Filter these entries, keeping only lines that hold the word "this".

◆ Exercise inputs ◆
________________________

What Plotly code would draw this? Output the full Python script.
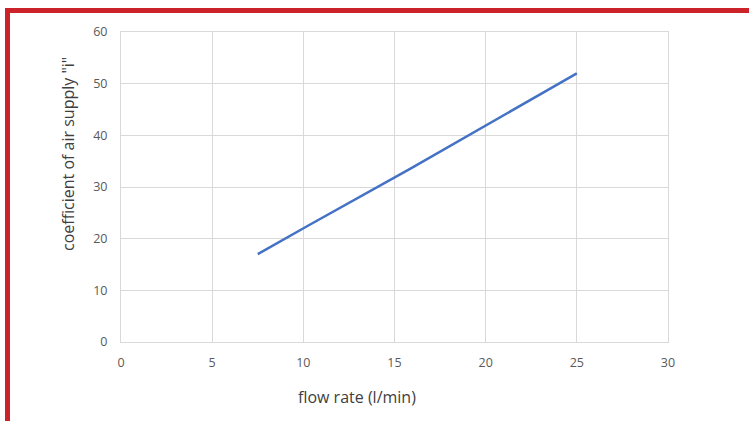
import plotly.graph_objects as go

flow_rate = [7.5, 10.3, 15.9, 25.0]
coefficient = [17.0, 22.6, 33.6, 52.0]
x_ticks = [0, 5, 10, 15, 20, 25, 30]
y_ticks = [0, 10, 20, 30, 40, 50, 60]

W, H = 749, 421
L, R, T, B = 121, 668, 32, 342

def px(x):
    return (x - L) / (R - L)

def py(y):
    return (B - y) / (B - T)

fig = go.Figure()
fig.add_trace(go.Scatter(x=flow_rate, y=coefficient, mode="lines",
                         line=dict(color="#4472C4", width=2.5), showlegend=False))

axis_common = dict(showgrid=True, gridcolor="#d9d9d9", gridwidth=1, zeroline=False,
                   showline=True, linecolor="#d9d9d9", linewidth=1, mirror=True,
                   tickfont=dict(family="Open Sans", size=12.5, color="#595959"), ticks="")

fig.update_xaxes(range=[0, 30], tickvals=x_ticks, ticklabelstandoff=9, **axis_common)
fig.update_yaxes(range=[0, 60], tickvals=y_ticks, ticklabelstandoff=10, **axis_common)

fig.add_annotation(text="flow rate (l/min)", xref="paper", yref="paper",
                   x=px(357), y=py(397), xanchor="center", yanchor="middle", showarrow=False,
                   font=dict(family="Open Sans", size=16, color="#404040"))
fig.add_annotation(text='coefficient of air supply "i"', xref="paper", yref="paper",
                   x=px(68), y=py(154), xanchor="center", yanchor="middle",
                   showarrow=False, textangle=-90,
                   font=dict(family="Open Sans", size=16, color="#404040"))

fig.add_shape(type="rect", xref="paper", yref="paper",
              x0=px(7.5), x1=px(800), y0=py(500), y1=py(10.5),
              line=dict(color="#CC2229", width=5), layer="above")

fig.update_layout(width=W, height=H, margin=dict(l=L, r=W - R, t=T, b=H - B),
                  paper_bgcolor="white", plot_bgcolor="white")

fig.write_html("out.html")
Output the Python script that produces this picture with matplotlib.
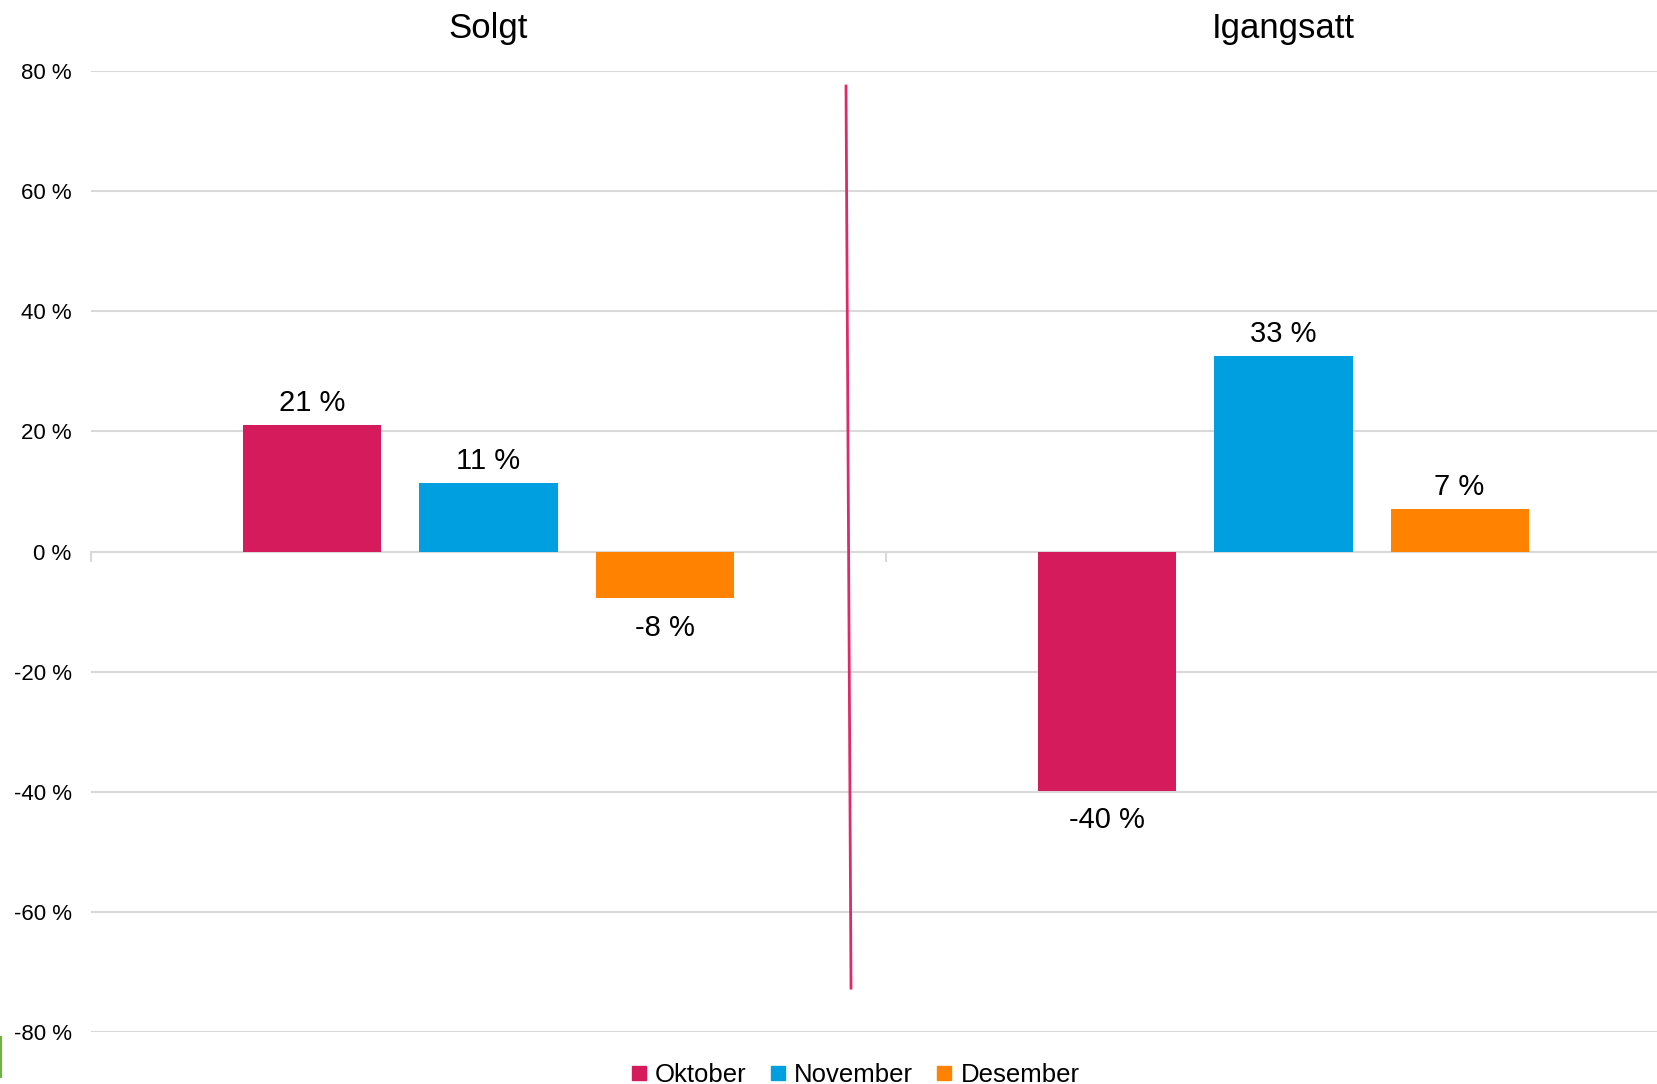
import numpy as np
from matplotlib import pyplot as plt
from matplotlib.lines import Line2D

plt.rcParams['font.family'] = ['Liberation Sans', 'DejaVu Sans']

# data
categories = ['Solgt', 'Igangsatt']
months = ['Oktober', 'November', 'Desember']
oktober = [21.1, -39.9]
november = [11.4, 32.6]
desember = [-7.8, 7.1]
yticks = [-80, -60, -40, -20, 0, 20, 40, 60, 80]

colors = ['#D51B5B', '#009FDF', '#FF8200']
grid_col = '#D9D9D9'

fig = plt.figure(figsize=(16.57, 10.84), dpi=100)
ax = fig.add_axes([91 / 1657, 52 / 1084, 1590 / 1657, 961 / 1084])

x = np.arange(len(categories))
width = 0.1736
offsets = [-0.2215, 0.0, 0.2215]
series = [oktober, november, desember]

for vals, off, col, name in zip(series, offsets, colors, months):
    bars = ax.bar(x + off, vals, width, color=col, label=name, zorder=3)
    for b, v in zip(bars, vals):
        lbl = '{:.0f} %'.format(v)
        if v >= 0:
            ax.annotate(lbl, (b.get_x() + b.get_width() / 2, v),
                        xytext=(0, 10), textcoords='offset points',
                        ha='center', va='baseline', fontsize=21)
        else:
            ax.annotate(lbl, (b.get_x() + b.get_width() / 2, v),
                        xytext=(0, -11), textcoords='offset points',
                        ha='center', va='top', fontsize=21)

ax.set_xlim(-0.5, 1.5)
ax.set_ylim(-80, 80)
ax.set_yticks(yticks)
ax.set_yticklabels(['{} %'.format(t) for t in yticks], fontsize=16)
ax.tick_params(axis='y', length=0, pad=14)
ax.yaxis.grid(True, color=grid_col, linewidth=1.5, zorder=0)
ax.set_axisbelow(True)

for s in ['left', 'right', 'top']:
    ax.spines[s].set_visible(False)
ax.spines['bottom'].set_position(('data', 0))
ax.spines['bottom'].set_color(grid_col)
ax.spines['bottom'].set_linewidth(1.5)
ax.set_xticks([-0.5, 0.5, 1.5])
ax.set_xticklabels([])
ax.tick_params(axis='x', length=7.5, width=1.5, color=grid_col, direction='out')

# category titles above the plot
for i, c in enumerate(categories):
    ax.text(i, 1.034, c, transform=ax.get_xaxis_transform(),
            ha='center', va='baseline', fontsize=25)

# hand-drawn divider line between the groups
ax.plot([0.4497, 0.456], [77.5, -72.7], color='#DE2A6A', linewidth=2, zorder=4)

# small green artifact at the bottom-left edge
fig.add_artist(Line2D([0.0008, 0.0008], [1 - 1077 / 1084, 1 - 1037 / 1084],
                      color='#6DB33F', linewidth=1.5))

handles = [Line2D([], [], marker='s', linestyle='none', markersize=9.5,
                  markerfacecolor=c, markeredgecolor=c) for c in colors]
fig.legend(handles, months, loc='center', ncol=3, frameon=False,
           bbox_to_anchor=(855 / 1657, 1 - 1075 / 1084), fontsize=18.5,
           handlelength=0.65, handletextpad=0.3, columnspacing=0.9,
           borderaxespad=0, borderpad=0)

plt.savefig('out.png', dpi=100)
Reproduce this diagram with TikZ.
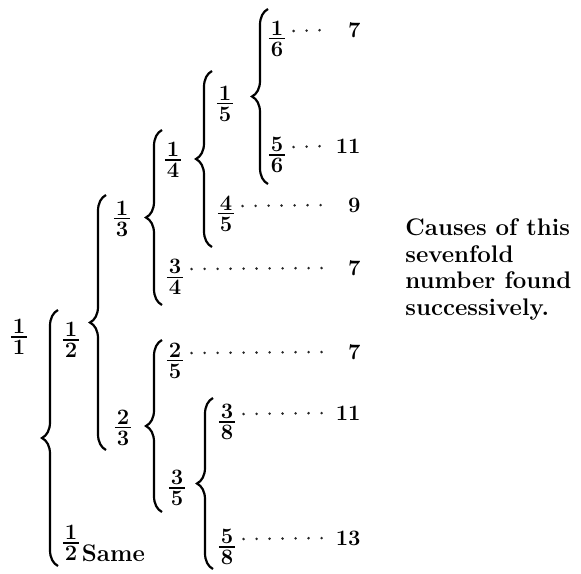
\documentclass[tikz,border=0pt]{standalone}
\usepackage{tikz}
\usetikzlibrary{decorations.pathreplacing}

% bold digits stacked over a short bar
\newcommand{\bfrac}[2]{$\vcenter{\hbox{\kern1pt#1\kern1pt}\kern1.4pt\hrule height0.6pt\kern1.4pt\hbox{\kern1pt#2\kern1pt}}$}

\begin{document}
\begin{tikzpicture}[x=0.5pt, y=-0.5pt,
  frac/.style={inner sep=0pt, font=\fontsize{11}{13}\selectfont\bfseries},
  num/.style={inner sep=0pt, anchor=east, yshift=4.5pt, font=\fontsize{11}{13}\selectfont\bfseries},
  leader/.style={line width=1.4pt, line cap=round, dash pattern=on 0pt off 6.5pt, black!85},
  brace/.style={decorate, decoration={brace, amplitude=8pt}, line width=1.1pt},
  note/.style={inner sep=0pt, align=left, font=\fontsize{12}{13.4}\selectfont\bfseries}
]
\useasboundingbox (0,0) rectangle (581,573);

% the fractions
\node[frac] (f11) at (19,337) {\bfrac{1}{1}};
\node[frac] (f12) at (71,340) {\bfrac{1}{2}};
\node[frac] (f12s) at (71,543) {\bfrac{1}{2}};
\node[frac, anchor=base west, xshift=1pt, font=\fontsize{12}{13}\selectfont\bfseries] (same) at (f12s.south east) {Same};
\node[frac] (f13) at (122,219) {\bfrac{1}{3}};
\node[frac] (f23) at (123,428) {\bfrac{2}{3}};
\node[frac] (f14) at (173,160) {\bfrac{1}{4}};
\node[frac] (f34) at (175,277) {\bfrac{3}{4}};
\node[frac] (f25) at (175,361) {\bfrac{2}{5}};
\node[frac] (f35) at (177,488) {\bfrac{3}{5}};
\node[frac] (f15) at (225,104) {\bfrac{1}{5}};
\node[frac] (f45) at (226,214) {\bfrac{4}{5}};
\node[frac] (f38) at (227,422) {\bfrac{3}{8}};
\node[frac] (f58) at (227,547) {\bfrac{5}{8}};
\node[frac] (f16) at (277,39) {\bfrac{1}{6}};
\node[frac] (f56) at (277,155) {\bfrac{5}{6}};

% braces, drawn upwards so the tip points left
\draw[brace] (58,566) -- (58,310);
\draw[brace] (106,450) -- (106,195);
\draw[brace] (162,305) -- (162,130);
\draw[brace] (162,512) -- (162,340);
\draw[brace] (212,247) -- (212,71);
\draw[brace] (213,569) -- (213,398);
\draw[brace] (268,184) -- (268,9);

% end counts and the dotted leaders
\coordinate (numx) at (361,0);
\coordinate (rim) at (326,0);
\node[num] (n16) at (f16 -| numx) {7};
\node[num] (n56) at (f56 -| numx) {11};
\node[num] (n45) at (f45 -| numx) {9};
\node[num] (n34) at (f34 -| numx) {7};
\node[num] (n25) at (f25 -| numx) {7};
\node[num] (n38) at (f38 -| numx) {11};
\node[num] (n58) at (f58 -| numx) {13};
\draw[leader] ([xshift=4pt,yshift=4pt]f16.east) -- (n16.west -| rim);
\draw[leader] ([xshift=4pt,yshift=4pt]f56.east) -- (n56.west -| rim);
\draw[leader] ([xshift=4pt,yshift=4pt]f45.east) -- (n45.west -| rim);
\draw[leader] ([xshift=4pt,yshift=4pt]f34.east) -- (n34.west -| rim);
\draw[leader] ([xshift=4pt,yshift=4pt]f25.east) -- (n25.west -| rim);
\draw[leader] ([xshift=4pt,yshift=4pt]f38.east) -- (n38.west -| rim);
\draw[leader] ([xshift=4pt,yshift=4pt]f58.east) -- (n58.west -| rim);

\node[note, anchor=north west] (cause) at (405,218) {Causes of this\\sevenfold\\number found\\successively.};
\end{tikzpicture}
\end{document}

________________________

◆ Completed exercise ◆
What Plotly code would draw this? Output the full Python script.
Output the Python script that produces this picture with matplotlib.
Reproduce this diagram with TikZ.
\node[note, anchor=north west] (cause) at (405,218) {Causes of this\\sevenfold\\number found\\successively.};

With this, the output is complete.